The company’s earnings held steady as Q2 sales rose, with executives predicting only targeted, not sweeping, price increases for consumers.
Home Depot has announced that some of its prices will be rising because of tariff-related costs, with an executive describing the increases as “modest” and affecting only a limited number of product categories.
America’s largest home improvement retailer reported second-quarter results on Aug. 19, posting sales of $45.3 billion, up nearly 5 percent from a year earlier. Comparable U.S. sales rose 1.4 percent, while earnings came in at $4.6 billion, essentially flat compared to the same period last year.
The quarter marked a continuation of the trend Home Depot saw in the first quarter, when sales were $39.9 billion, up more than 9 percent from a year earlier but with earnings under modest pressure. In both quarters, management highlighted signs of improving market share.

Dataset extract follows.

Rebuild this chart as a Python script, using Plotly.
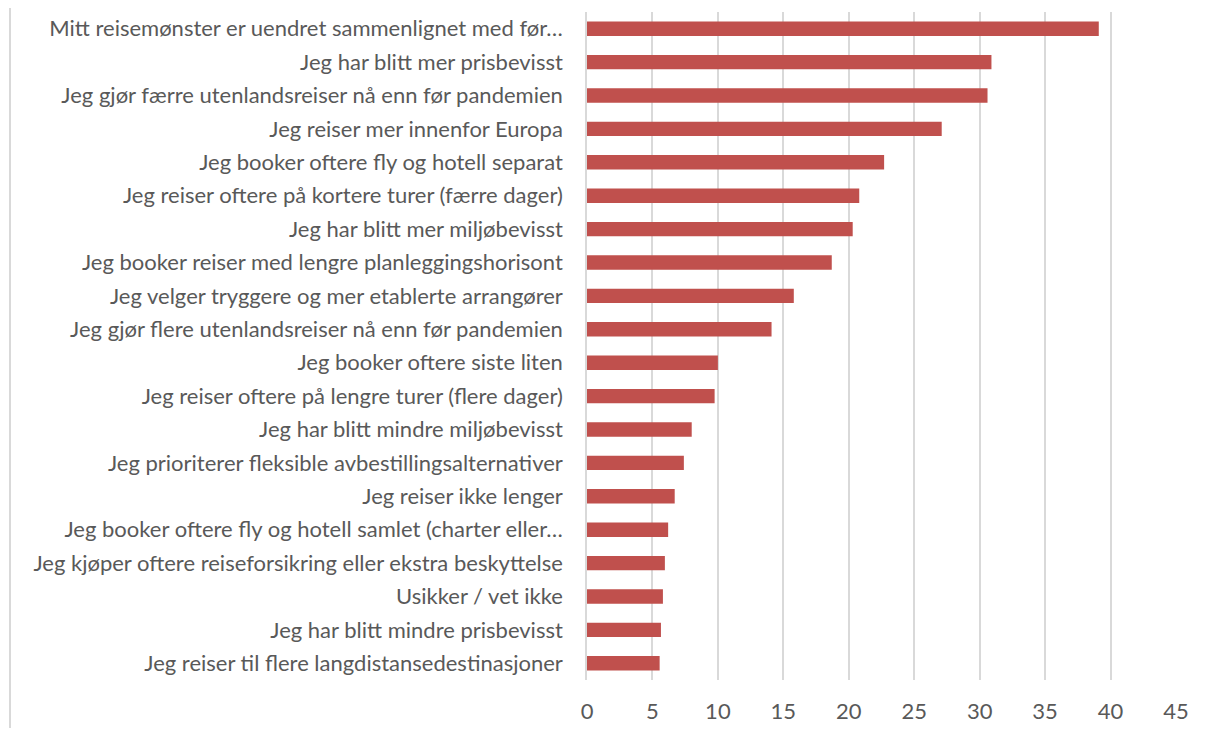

Following the release, Chief Financial Officer Richard McPhail told The Wall Street Journal that the company will end up passing on at least some of the higher costs from the U.S. tariffs on foreign imports.
“For some imported goods, tariff rates are significantly higher today than they were at this time last quarter,” McPhail said. “So as you would expect, there will be modest price movement in some categories, but it won’t be broad-based.”
Three months ago, on the company’s first-quarter earnings call, executives struck a similar note when asked about tariff impacts. Billy Bastek, executive vice president of merchandising, said Home Depot intended to “generally maintain pricing” across its portfolio, pointing to its diversified supply chains and productivity initiatives as buffers.
“We don’t see broad-based price increases for our customers at all going forward,” Bastek said at the time, predicting “limited impact” from tariffs, in part due to plans to rely on the “tremendous flexibility” of its supply chains to switch out line items hit by higher levy costs.
Bastek added that less than half of the company’s inventory comes from outside the United States and that no foreign country supplies more than 10 percent of its goods.